Denn Frauen bekamen meistens nur als Mutter, Schwester und Ehefrau Anerkennung. Auch die erste Frau, der man im Dom überhaupt begegnet, ist vor allem als Ehefrau bekannt, obwohl sie oft selbst als gebildet und unabhängig präsentiert wird. Die Rede ist von Beatrix von Burgund, die als thronende Königin am romanischen Portal des Mariendoms dargestellt wird. Beatrix war die zweite Gemahlin von Friedrich I. Barbarossa, sie soll eine wichtige Beraterin für Barbarossa gewesen sein und ihre burgundische Heimat eigenständig regiert haben. „Beatrix ist unabhängig aufgetreten“, erklärt die Führungsreferentin.
Ob es sich bei der Figur im Dom tatsächlich um Beatrix handelt, bleibt jedoch offen, denn die Inschrift, mit der sie identifiziert wurde, ist viele Jahrzehnte nach dem Portal entstanden ist. Und überhaupt: Unter ihrer Darstellung ist eine Kröte zu sehen, ein uraltes Symbol für Fruchtbarkeit, das daran erinnert, was jahrhundertelang die Hauptaufgabe der Frau war.
Während der Führung erwähnte die Kuratorin viele weibliche Figuren, die in irgendeiner Weise mit der Geschichte des Dombergs oder mit seinen Protagonisten verbunden sind und die aber nie in Freising waren, weil sie woanders gelebt hatten oder von der Theologie vereinnahmt wurden. Die wichtigste ist sicherlich Maria, die im Dom auf dem Hochaltarbild von Peter Paul Rubens, dem wichtigsten Maler der Zeit, als Apokalyptische Frau im Kampf mit den Drachen dargestellt wird. In der katholischen Theologie wird die Marienverehrung mit einem bestimmten Frauenbild verbunden: Maria wird als Vorbild schlechthin für Frauen präsentiert, als Mutter, Beschützerin und Trösterin, ihre Eigenschaften sind Frömmigkeit, Gehorsam und die Demut.
Die fast anderthalbstündige Führung endete nach vielen Anekdoten vor dem Hochaltar und vor der Gottesmutter, die, auch wenn von Drachen umgeben, immer ein beruhigendes Bild ist.

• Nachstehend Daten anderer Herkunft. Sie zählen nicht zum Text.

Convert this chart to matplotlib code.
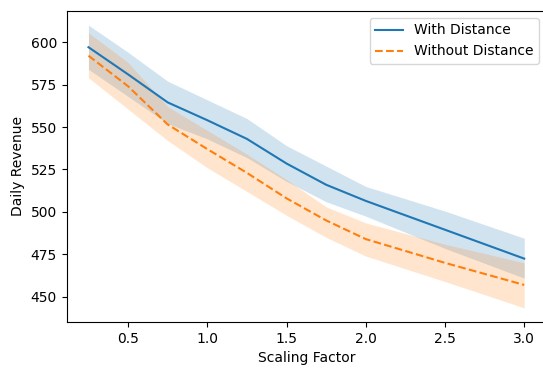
import matplotlib
matplotlib.use("Agg")
import matplotlib.pyplot as plt

# values
scale = [0.25, 0.5, 0.75, 1.0, 1.25, 1.5, 1.75, 2.0, 2.5, 3.0]

with_mean = [597, 581, 564.5, 554, 543, 528.5, 516, 506.5, 489.5, 472.5]
with_lo = [584, 568, 552, 543, 532, 518, 506, 497.5, 478.5, 461]
with_hi = [610, 594, 577, 566, 555, 539, 527, 515, 500.5, 484.5]

without_mean = [592, 574, 551.5, 537, 523, 508, 495, 484, 470, 457]
without_lo = [579, 560.5, 542, 526, 512, 498, 485, 474, 459, 443.5]
without_hi = [605.5, 588, 562, 548, 534, 519, 503, 493.5, 481, 470]

fig = plt.figure(figsize=(5.43, 3.69), dpi=100)
ax = fig.add_axes([0.1228, 0.1274, 0.8827, 0.8428])

ax.plot(scale, with_mean, color="#1f77b4", label="With Distance")
ax.fill_between(scale, with_lo, with_hi, color="#1f77b4", alpha=0.2, linewidth=0)

ax.plot(scale, without_mean, color="#ff7f0e", linestyle="--", label="Without Distance")
ax.fill_between(scale, without_lo, without_hi, color="#ff7f0e", alpha=0.2, linewidth=0)

ax.set_xlabel("Scaling Factor")
ax.set_ylabel("Daily Revenue")
ax.set_yticks([450, 475, 500, 525, 550, 575, 600])
ax.set_xticks([0.5, 1.0, 1.5, 2.0, 2.5, 3.0])
ax.legend(loc="upper right")

fig.savefig("out.png", dpi=100)
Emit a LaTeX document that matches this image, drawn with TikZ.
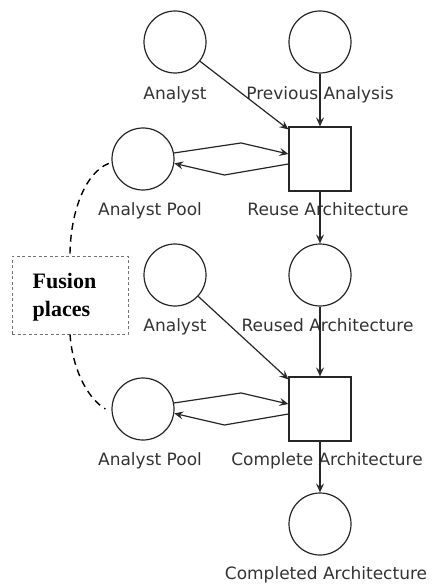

Wie sehr Frauen, die sich nicht unterwarfen, mit Verachtung behandelt wurden, das sieht man nur ein paar Schritte weiter vom Altar entfernen.
In der Mitte des Kirchenschiffs, auf einem Fresko des Malers Cosmas Damian Asam, ist zu sehen, wie der in Weiß und Purpur gekleidete Korbinian eine alte, am Boden liegende Frau mit der Peitsche schlägt. Die Frau, wie ihr Aussehen selbst suggeriert, galt als Dämonin, unter der Szene ist der Spruch zu lesen: „Veneficam depalmat“, Latein für: „er schlägt die Zauberin“.
Diese wenig wundertätige Episode aus dem Leben des Heiligen Korbinian, die auch in der Landesausstellung erwähnt wird, wirft ein durchaus schlechtes Licht auf den sympathischen Missionar aus Frankreich, der lieber mit dem Bären als mit der gewalttätigen Unterdrückung von Frauen und Andersgläubigen assoziiert wird. Schade nur, dass das Thema bei den Feierlichkeiten rund um das Korbinians-Jubiläum so wenig Beachtung findet.